I've looked over the Lustre PMDA - here's some notes and a patch
to cleanup some, but further work is in order here I think before
merging:
- lustrecomm/help needs some love - no text for any metrics yet?
- theres no indom, so that first help line can go [patched]
- the main() line is a bit dated now - should use __pmSetProgname,
the OS-independent path separator stuff (even though Linux-only,
someone else may copy from here someday), the DSO side of things
is missing a bit of code [patched]
- when installing on my laptop, SIGSEGV received from the PMDA
during "pminfo -v lustrecomm" - doesn't handle no-procfs files?
[patched]
- error handling should use the __pmNotify API for consistent and
timestamped messages [one example patched, more remain]
- last four metrics in metrictab listed as 64 bits, but when we
extract values via file_indexed() we pass in PM_TYPE_32.
- the fetch routine comment about PCP values not matching kernel
values is worrying - more details there? these sometimes need
to be matching. If size changes depending on 32/64 bit kernel
for counter metrics, then the agent needs to deal with that
(e.g. as pmdalinux does)
- "aux" in fetch routine is always 10 - eh?
- fetch_callback routine malloc has no error guard.
- file_indexed malloc has no error guard
- would be better if we had no mallocs on the fetch_callback code
path - see last paragraph of "design notes" below.
- file_indexed SIGSEGV on the strcpy if refresh_file succeeds but
f_s->datap is still NULL (observed on my laptop) [patched]
- filestatetab - only first entry used? (v4?)
- the fetch callback initial check for invalid PMIDs should be
done differently - pass back PM_ERR_PMID after each switch(item)
and in the final else branch at the end of going through the
recognised idp->cluster values.
- when no Lustre is installed, we should get PM_ERR_APPVERSION
instead of zero for the metric values. A few of the values
returned aren't zero, but look like uninitialised data too
(timeout, and the 64 bit ones). Lustre can probably be loaded
(and unloaded) as a kernel module, so this should get fixed.
- General design notes:
- pmns.v4 - should be just one pmns file, and metrics that dont
exist for earlier versions should return PM_ERR_APPVERSION,
once the v4 support is done.
- the type abstraction in file_indexed/single seems like extra
complexity for no reason? esp. since we only ever pass 32 in
here as the type... (and should be doing 64 too I think, but
no more).
- the use of sub-second file_time_offset to guard against fast
repeated lookups (I guess?) adds a fair bit of code ... is
this needed really? The kernel agent doesn't even do this.
It was the underlying cause of the SIGSEGV, ... so complexity
is reducing resilience there. Consider removing it?
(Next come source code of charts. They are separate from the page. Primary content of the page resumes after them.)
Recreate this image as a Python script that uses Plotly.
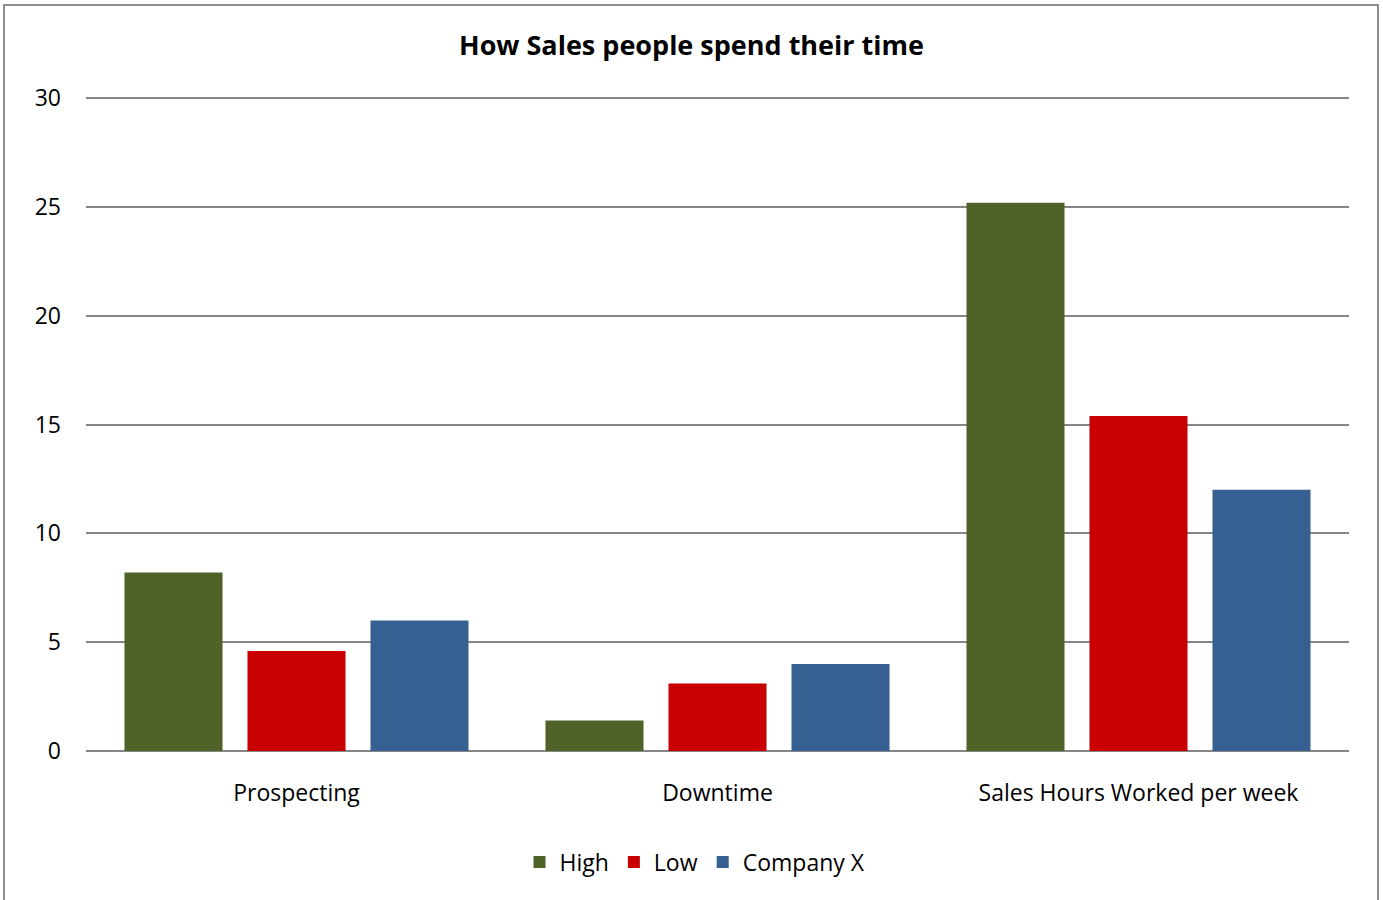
import plotly.graph_objects as go

categories = ["Prospecting", "Downtime", "Sales Hours Worked per week"]
high = [8.2, 1.4, 25.2]
low = [4.6, 3.1, 15.4]
company_x = [6.0, 4.0, 12.0]
series_names = ["High", "Low", "Company X"]
colors = ["#4F6228", "#C80000", "#376092"]

W, H = 1383, 900
L, R, T, B = 86, 34, 96, 149
pw, ph = W - L - R, H - T - B

FONT = "Open Sans"

fig = go.Figure()
for name, vals, c in zip(series_names, [high, low, company_x], colors):
    fig.add_trace(go.Bar(x=categories, y=vals, name=name, marker=dict(color=c, line=dict(width=0))))

fig.update_layout(
    width=W, height=H,
    margin=dict(l=L, r=R, t=T, b=B),
    paper_bgcolor="white", plot_bgcolor="white",
    barmode="group", bargap=0.1235, bargroupgap=0.203,
    font=dict(family=FONT, size=23, color="#000000"),
    title=dict(text="<b>How Sales people spend their time</b>", x=0.5, xanchor="center",
               y=1 - 46 / H, yanchor="middle", font=dict(size=27, family=FONT)),
    legend=dict(orientation="h", x=0.5 + (695 - (L + pw / 2)) / pw, xanchor="center",
                y=-(862 - (T + ph)) / ph, yanchor="middle",
                font=dict(size=23), itemwidth=30, traceorder="normal"),
    showlegend=True,
)
fig.update_yaxes(range=[0, 30.1], tickvals=[0, 5, 10, 15, 20, 25, 30], showgrid=True,
                 gridcolor="#868686", gridwidth=1.5,
                 zeroline=True, zerolinecolor="#868686", zerolinewidth=1.5,
                 showline=False, ticks="", ticklabelstandoff=24, tickfont=dict(size=23))
fig.update_xaxes(showgrid=False, showline=False, ticks="", ticklabelstandoff=26, tickfont=dict(size=23))

fig.add_shape(type="rect", xref="paper", yref="paper",
              x0=(4 - L) / pw, x1=(1378 - L) / pw,
              y0=-(906 - (T + ph)) / ph, y1=(T + ph - 5) / ph,
              line=dict(color="#8C8C8C", width=2), fillcolor="rgba(0,0,0,0)", layer="below")

fig.write_html("out.html")
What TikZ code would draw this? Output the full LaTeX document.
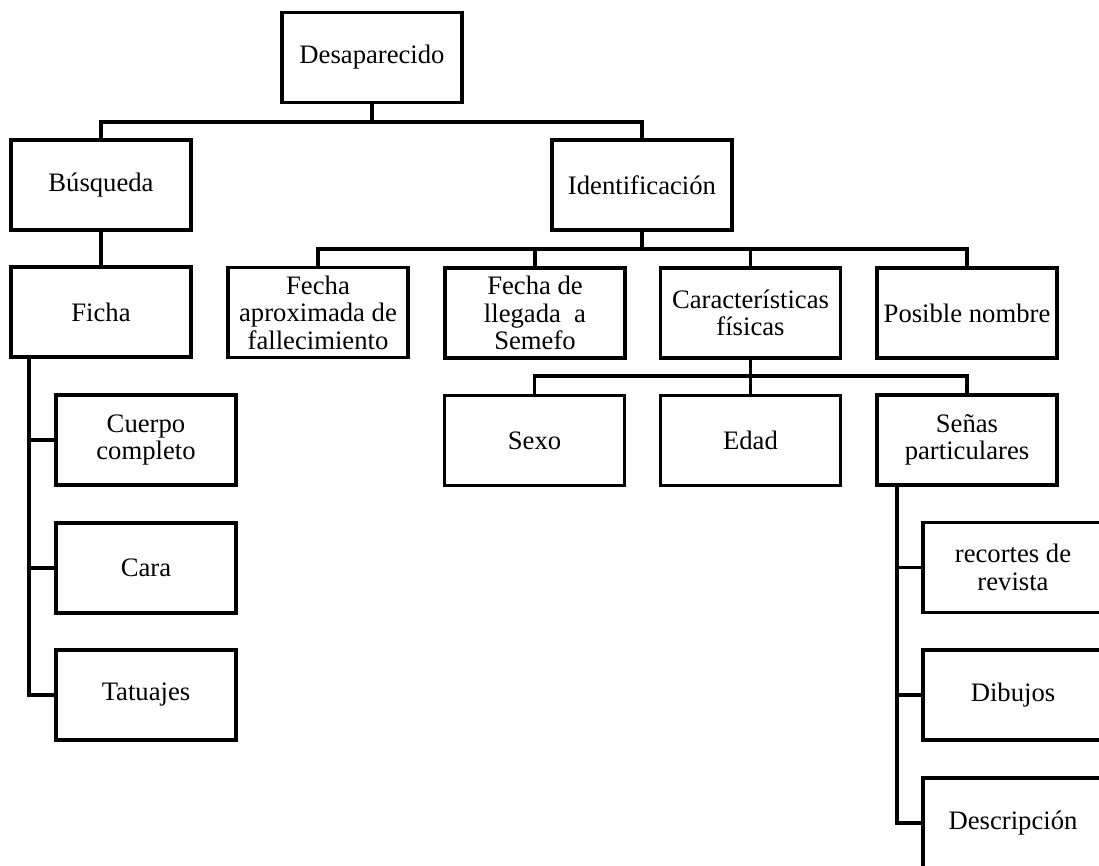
\documentclass[tikz,border=0pt]{standalone}
\usepackage{fontspec}
\setmainfont{Liberation Serif}
\begin{document}
\begin{tikzpicture}[x=0.75pt,y=-0.75pt,
  box/.style={draw, line width=2.4pt, rectangle, minimum width=135pt, minimum height=67.5pt,
    inner sep=1pt, align=center, font=\fontsize{20}{20.6}\selectfont},
  conn/.style={line width=2.4pt}]
\path[use as bounding box] (0,0) rectangle (1099,866);
\clip (0,0) rectangle (1099,866);
% nodes
\node[box] (desap) at (372,57.5) {Desaparecido};
\node[box] (busq) at (101,185) {Búsqueda};
\node[box] (ident) at (642,185) {Identificación};
\node[box] (ficha) at (101,312) {Ficha};
\node[box] (cuerpo) at (146,440) {Cuerpo\\completo};
\node[box] (cara) at (146,568) {Cara};
\node[box] (tatu) at (146,695) {Tatuajes};
\node[box] (fapr) at (318,312.5) {Fecha\\aproximada de\\fallecimiento};
\node[box] (fleg) at (535,313) {Fecha de\\llegada~ a\\Semefo};
\node[box] (car) at (750.5,313) {Características\\físicas};
\node[box] (pos) at (967,313) {Posible nombre};
\node[box] (sexo) at (534.5,440.5) {Sexo};
\node[box] (edad) at (750.5,440.5) {Edad};
\node[box] (senas) at (967,440) {Señas\\particulares};
\node[box] (rec) at (1013,567.5) {recortes de\\revista};
\node[box] (dib) at (1013,695) {Dibujos};
\node[box] (desc) at (1013,823) {Descripción};
% buses
\coordinate (b1) at (372,122);
\coordinate (b2) at (642,249);
\coordinate (b3) at (750.5,376);
\coordinate (ft) at (29,357);
\coordinate (st) at (897,485);
% connectors
\draw[conn] (desap.south) -- (b1);
\draw[conn] (busq.north) |- (b1) -| (ident.north);
\draw[conn] (busq.south) -- (ficha.north);
\draw[conn] (ft) |- (cuerpo.west);
\draw[conn] (ft) |- (cara.west);
\draw[conn] (ft) |- (tatu.west);
\draw[conn] (ident.south) -- (b2);
\draw[conn] (fapr.north) |- (b2) -| (pos.north);
\draw[conn] (fleg.north) -- (fleg.north |- b2);
\draw[conn] (car.north) -- (car.north |- b2);
\draw[conn] (car.south) -- (b3);
\draw[conn] (sexo.north) |- (b3) -| (senas.north);
\draw[conn] (edad.north) -- (edad.north |- b3);
\draw[conn] (st) |- (rec.west);
\draw[conn] (st) |- (dib.west);
\draw[conn] (st) |- (desc.west);
\end{tikzpicture}
\end{document}
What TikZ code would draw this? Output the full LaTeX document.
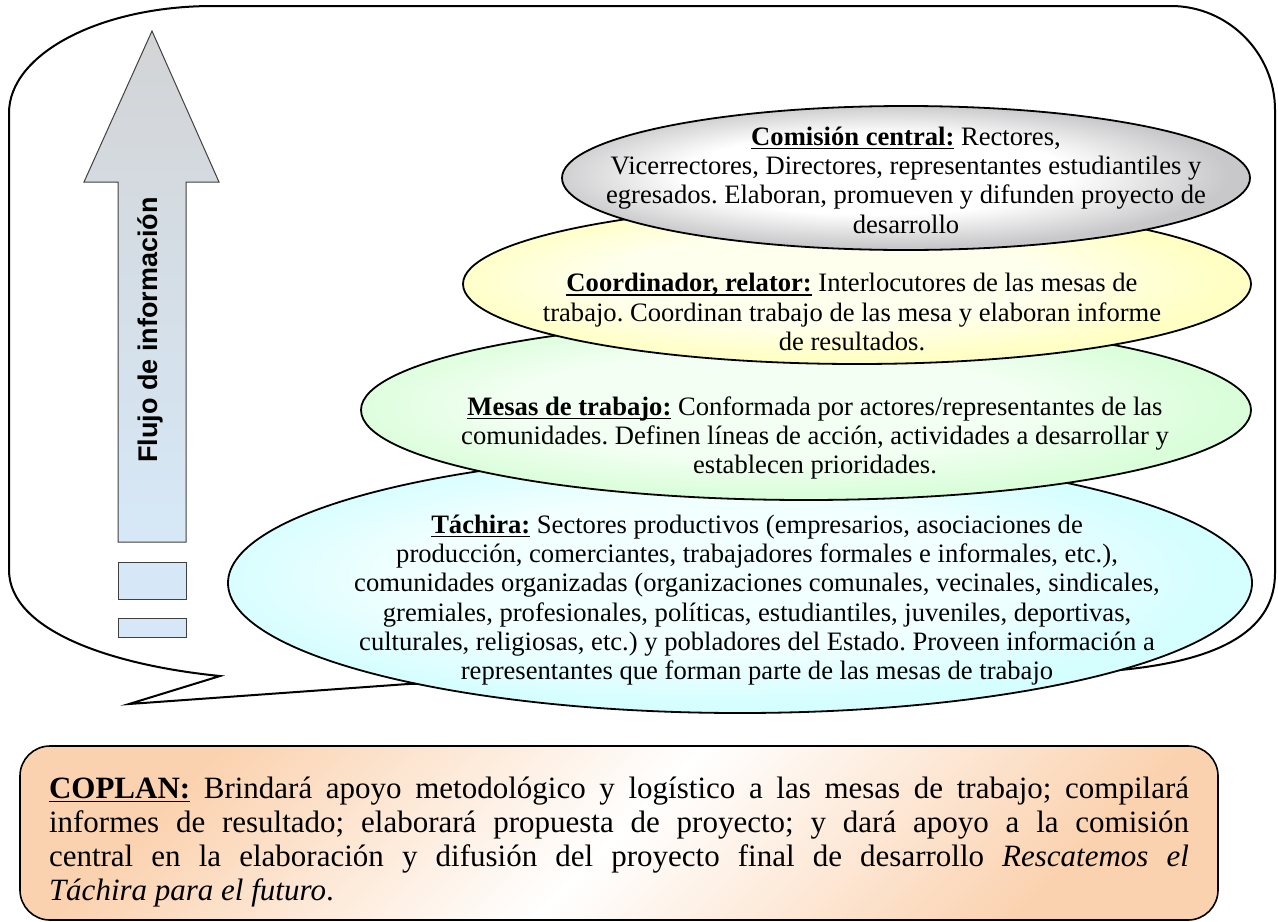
\documentclass[tikz,border=0pt]{standalone}
\usepackage{fontspec}
\setmainfont{Liberation Serif}
\newfontfamily\flowfont{Liberation Sans}
\usetikzlibrary{shapes.geometric}
\frenchspacing

\newsavebox{\ulbox}
\newcommand{\ulhead}[1]{\sbox{\ulbox}{\textbf{#1}}\rlap{\rule[-2pt]{\wd\ulbox}{0.8pt}}\usebox{\ulbox}}

\definecolor{flowgray}{RGB}{211,212,214}
\definecolor{flowblue}{RGB}{214,232,247}
\definecolor{glowgray}{RGB}{200,200,202}
\definecolor{glowyellow}{RGB}{255,255,195}
\definecolor{glowgreen}{RGB}{218,254,218}
\definecolor{glowcyan}{RGB}{212,254,255}
\definecolor{coplanorange}{RGB}{251,210,175}

\pgfdeclareradialshading{grayglow}{\pgfpoint{-3bp}{2bp}}{color(0bp)=(white); color(14bp)=(white); color(25bp)=(glowgray); color(50bp)=(glowgray)}
\pgfdeclareradialshading{yellowglow}{\pgfpoint{-3bp}{2bp}}{color(0bp)=(glowyellow!30!white); color(14bp)=(glowyellow!30!white); color(25bp)=(glowyellow); color(50bp)=(glowyellow)}
\pgfdeclareradialshading{greenglow}{\pgfpoint{-3bp}{2bp}}{color(0bp)=(glowgreen!30!white); color(14bp)=(glowgreen!30!white); color(25bp)=(glowgreen); color(50bp)=(glowgreen)}
\pgfdeclareradialshading{cyanglow}{\pgfpoint{-3bp}{2bp}}{color(0bp)=(glowcyan!30!white); color(14bp)=(glowcyan!30!white); color(25bp)=(glowcyan); color(50bp)=(glowcyan)}

\begin{document}
\begin{tikzpicture}[x=0.5pt, y=-0.5pt,
  bubble/.style={draw, line width=1pt},
  flow/.style={draw=black!75, line width=0.5pt, top color=flowgray, bottom color=flowblue},
  block/.style={draw=black!75, line width=0.5pt, fill=flowblue},
  layer/.style={ellipse, draw, line width=0.9pt, inner sep=0pt, shade},
  lbl/.style={align=center, inner sep=0pt, font=\fontsize{13.3}{14.65}\selectfont},
  coplanbox/.style={draw, line width=0.8pt, rounded corners=15pt, top color=coplanorange, bottom color=coplanorange, middle color=white, shading angle=45},
  coplantxt/.style={text width=570pt, align=justify, inner sep=0pt, font=\fontsize{15.5}{17}\selectfont}]
  \useasboundingbox (0,0) rectangle (1278,921);

  \draw[bubble] (9,113) .. controls (9,54) and (100,6) .. (213,6) -- (1171,6)
    .. controls (1228,6) and (1275,53) .. (1275,110) -- (1275,573)
    .. controls (1275,628) and (1225,660) .. (1120,670) -- (408,684) -- (129,704) -- (220,676)
    .. controls (110,665) and (9,630) .. (9,570) -- cycle;

  % flujo de informacion
  \draw[flow] (152,31) -- (219,182) -- (186,182) -- (186,542) -- (118,542) -- (118,182) -- (84,182) -- cycle;
  \draw[block] (118,562) rectangle (186,599);
  \draw[block] (118,618) rectangle (186,637);
  \node[rotate=90, inner sep=0pt, font=\flowfont\bfseries\fontsize{13.5}{16}\selectfont] (flujo) at (150,330) {Flujo de información};

  % niveles
  \foreach \nm/\cx/\cy/\ew/\eh/\shd in {tachira/740/583/512/130/cyanglow, mesas/806/410/445/90/greenglow,
      coord/857/284/394/80/yellowglow, comision/906/178/344/72/grayglow}
    \node[layer, shading=\shd, minimum width=\ew pt, minimum height=\eh pt] (\nm) at (\cx,\cy) {};

  \node[lbl] (comtxt) at ([shift={(0,2)}]comision.center) {\ulhead{Comisión central:} Rectores,\\
    Vicerrectores, Directores, representantes estudiantiles y\\
    egresados. Elaboran, promueven y difunden proyecto de\\
    desarrollo};
  \node[lbl] (coordtxt) at ([shift={(-5,28)}]coord.center) {\ulhead{Coordinador, relator:} Interlocutores de las mesas de\\
    trabajo. Coordinan trabajo de las mesa y elaboran informe\\
    de resultados.};
  \node[lbl] (mesastxt) at ([shift={(9,28)}]mesas.center) {\ulhead{Mesas de trabajo:} Conformada por actores/representantes de las\\
    comunidades. Definen líneas de acción, actividades a desarrollar y\\
    establecen prioridades.};
  \node[lbl] (tachtxt) at ([shift={(17,17)}]tachira.center) {\ulhead{Táchira:} Sectores productivos (empresarios, asociaciones de\\
    producción, comerciantes, trabajadores formales e informales, etc.),\\
    comunidades organizadas (organizaciones comunales, vecinales, sindicales,\\
    gremiales, profesionales, políticas, estudiantiles, juveniles, deportivas,\\
    culturales, religiosas, etc.) y pobladores del Estado. Proveen información a\\
    representantes que forman parte de las mesas de trabajo};

  % coplan
  \draw[coplanbox] (20,746) rectangle (1218,920);
  \node[coplantxt] (coplan) at (619,842) {\ulhead{COPLAN:} Brindará apoyo metodológico y logístico a las mesas de trabajo; compilará\linebreak
    informes de resultado; elaborará propuesta de proyecto; y dará apoyo a la comisión\linebreak
    central en la elaboración y difusión del proyecto final de desarrollo \textit{Rescatemos el\linebreak
    Táchira para el futuro}.};
\end{tikzpicture}
\end{document}
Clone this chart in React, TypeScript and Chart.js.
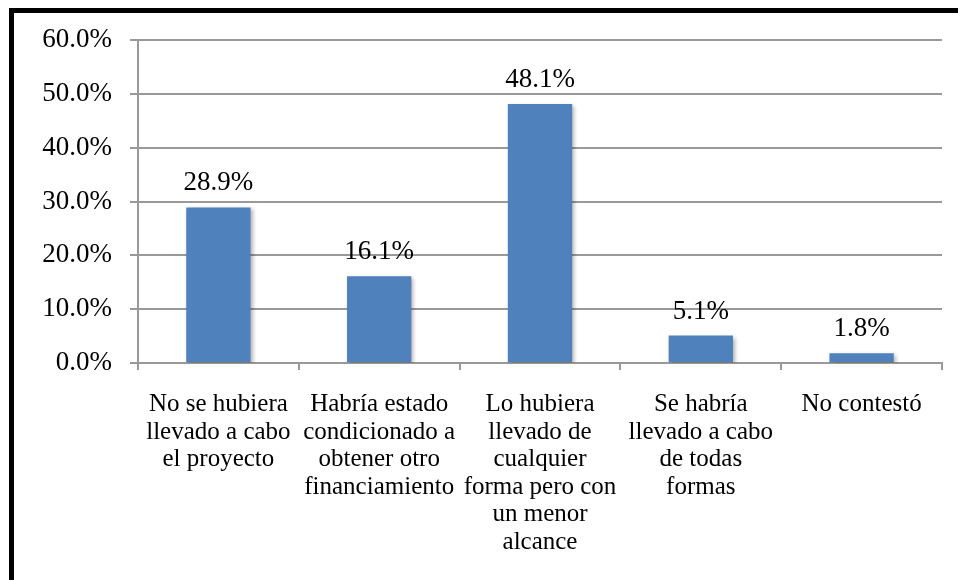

- oh, wait - are you doing this because you don't want to read
the files multiple times per fetch? If so, other PMDAs handle
this differently, using an (initial) fetch routine separate to
the fetch_callback - do the read once in the initial fetch,
into a global struct holding correctly typed values, and then
just copy those values into the pmAtomValue in the callback.
That might simplify things alot here. I'd recommend using
the Linux kernel PMDA as a reference here - it uses lots of
procfs files of course and has the read-once-per-fetch trick
(see need_refresh[] in there).
cheers.
--
Nathan
|